With the Jazeera verdicts, pressure on watchdogs like Human Rights Watch and a general crackdown on dissent, observers may find it increasingly hard to gain information about the fate of detainees who are reportedly subject to worsening treatment.

According to accounts in The Guardian, political dissidents have said they are being sexually assaulted in police custody, and possibly hundreds are secretly being held incommunicado at the Azouli military prison in the Suez Canal city of Ismailia. Prisoners there are regularly electrocuted, beaten and hung naked as part of interrogations, The Guardian reported.

One the key drivers of the repression is a protest law passed in November by interim President Adly Mansour, a Supreme Constitutional Court judge who oversaw the government after Morsi was ousted.

The law effectively bans protests, subject to near total police discretion, and gives the Interior Ministry the right to prohibit any meeting “of a public nature” involving more than 10 people, even if it is related to electoral campaigning, according to Human Rights Watch.

A lawsuit challenging the protest law by the Egyptian Center for Economic and Social Rights and the Center to Support the Rule of Law was recently referred to the Supreme Constitutional Court, but police continue to break up even small peaceful demonstrations under its rules.

On June 21 at a protest against the law, 23 activists were arrested, including Yara Sallam, a researcher for the Egyptian Initiative for Personal Rights. Their detention was extended for four days on June 23.

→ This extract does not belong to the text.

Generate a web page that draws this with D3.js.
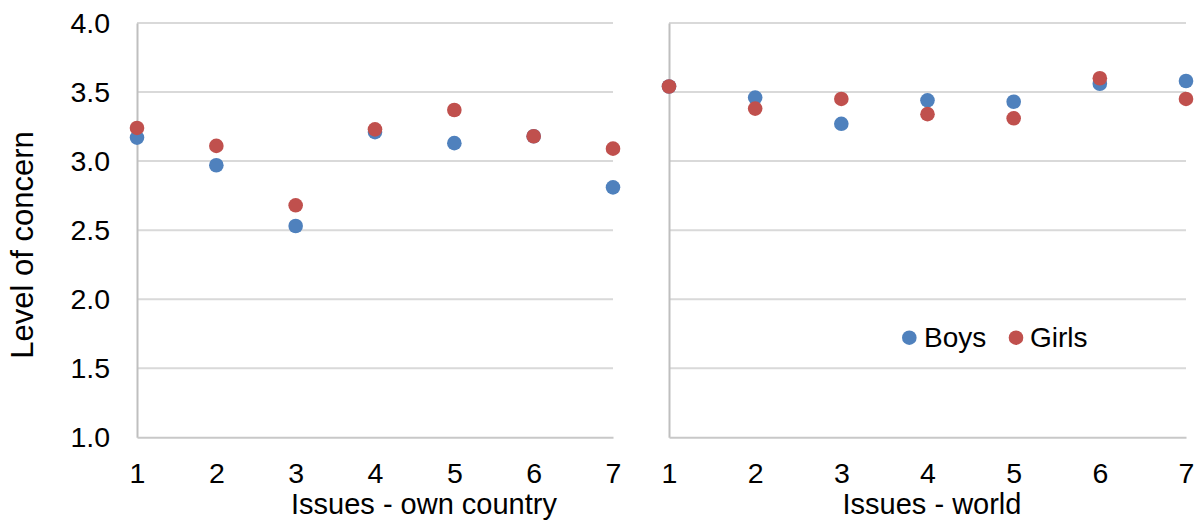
<!DOCTYPE html>
<html>
<head>
<meta charset="utf-8">
<script src="https://cdn.jsdelivr.net/npm/d3@7/dist/d3.min.js"></script>
<style>
  html, body { margin: 0; padding: 0; background: #fff; }
  svg { display: block; font-family: "Liberation Sans", Arial, sans-serif; }
</style>
</head>
<body>
<svg id="chart" width="1198" height="520"></svg>
<script>
// ---- data ----
const issues = [1, 2, 3, 4, 5, 6, 7];
const yTicks = [1.0, 1.5, 2.0, 2.5, 3.0, 3.5, 4.0];
const boysOwn   = [3.17, 2.97, 2.53, 3.21, 3.13, 3.18, 2.81];
const girlsOwn  = [3.24, 3.11, 2.68, 3.23, 3.37, 3.18, 3.09];
const boysWorld  = [3.54, 3.46, 3.27, 3.44, 3.43, 3.56, 3.58];
const girlsWorld = [3.54, 3.38, 3.45, 3.34, 3.31, 3.60, 3.45];
const seriesNames = ["Boys", "Girls"];
const seriesColors = ["#4F81BD", "#C0504D"];
const panelTitles = ["Issues - own country", "Issues - world"];
const yTitle = "Level of concern";

const FONT = "'Liberation Sans', Arial, sans-serif";
const svg = d3.select("#chart");
const y = d3.scaleLinear().domain([1, 4]).range([437.3, 23]);

const panels = [
  { x0: 137, x1: 613, boys: boysOwn, girls: girlsOwn, title: panelTitles[0], titleX: 424, yLabels: true },
  { x0: 669, x1: 1186, boys: boysWorld, girls: girlsWorld, title: panelTitles[1], titleX: 932, yLabels: false }
];

panels.forEach(p => {
  const x = d3.scaleLinear().domain([1, 7]).range([p.x0, p.x1]);
  const g = svg.append("g");

  // gridlines
  g.append("g")
    .selectAll("line")
    .data(yTicks.filter(v => v > 1))
    .join("line")
    .attr("x1", p.x0).attr("x2", p.x1)
    .attr("y1", d => y(d)).attr("y2", d => y(d))
    .attr("stroke", "#d9d9d9").attr("stroke-width", 2);

  // y axis
  const ya = g.append("g")
    .attr("transform", `translate(${p.x0},0)`)
    .call(d3.axisLeft(y).tickValues(yTicks).tickFormat(d3.format(".1f")).tickSize(0).tickPadding(27));
  ya.select(".domain").attr("stroke", "#bfbfbf").attr("stroke-width", 2);
  ya.selectAll("text").attr("font-size", 28.5).attr("fill", "#000")
    .attr("font-family", FONT);
  if (!p.yLabels) ya.selectAll(".tick text").remove();

  // x axis
  const xa = g.append("g")
    .attr("transform", `translate(0,${y(1)})`)
    .call(d3.axisBottom(x).tickValues(issues).tickFormat(d3.format("d")).tickSize(0).tickPadding(25));
  xa.select(".domain").attr("stroke", "#c8c8c8").attr("stroke-width", 2);
  xa.selectAll("text").attr("font-size", 28.5).attr("fill", "#000")
    .attr("font-family", FONT);

  // points: Boys then Girls (girls on top)
  [p.boys, p.girls].forEach((vals, si) => {
    g.append("g").selectAll("circle")
      .data(vals)
      .join("circle")
      .attr("cx", (d, i) => x(issues[i]))
      .attr("cy", d => y(d))
      .attr("r", 7.3)
      .attr("fill", seriesColors[si]);
  });

  // panel title
  svg.append("text")
    .attr("x", p.titleX).attr("y", 514)
    .attr("text-anchor", "middle")
    .attr("font-size", 29)
    .attr("font-family", FONT)
    .attr("fill", "#000")
    .text(p.title);
});

// y title
svg.append("text")
  .attr("transform", "translate(33,245) rotate(-90)")
  .attr("text-anchor", "middle")
  .attr("font-size", 31)
  .attr("font-family", FONT)
  .attr("fill", "#000")
  .text(yTitle);

// legend
const legendItems = [
  { cx: 909.3, tx: 924 },
  { cx: 1016, tx: 1030 }
];
const lg = svg.append("g");
seriesNames.forEach((name, i) => {
  lg.append("circle")
    .attr("cx", legendItems[i].cx).attr("cy", 337.7)
    .attr("r", 7.3).attr("fill", seriesColors[i]);
  lg.append("text")
    .attr("x", legendItems[i].tx).attr("y", 346.5)
    .attr("font-size", 28).attr("font-family", FONT).attr("fill", "#000")
    .text(name);
});
</script>
</body>
</html>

At this point, analysts say, it’s unclear if even Sisi can rein in a state that may have undergone fundamental and irreversible changes since the 2011 uprising.

“Since the overthrow of Mubarak, I think we have seen a state that has fractured,” Michael Hanna, an Egypt expert with the Century Foundation, told “PBS NewsHour.” “Lots of autonomy has been vested within individual institutions, and it’s created a somewhat chaotic scene in which red lines have been crossed and the powers of certain institutions are somewhat unclear.”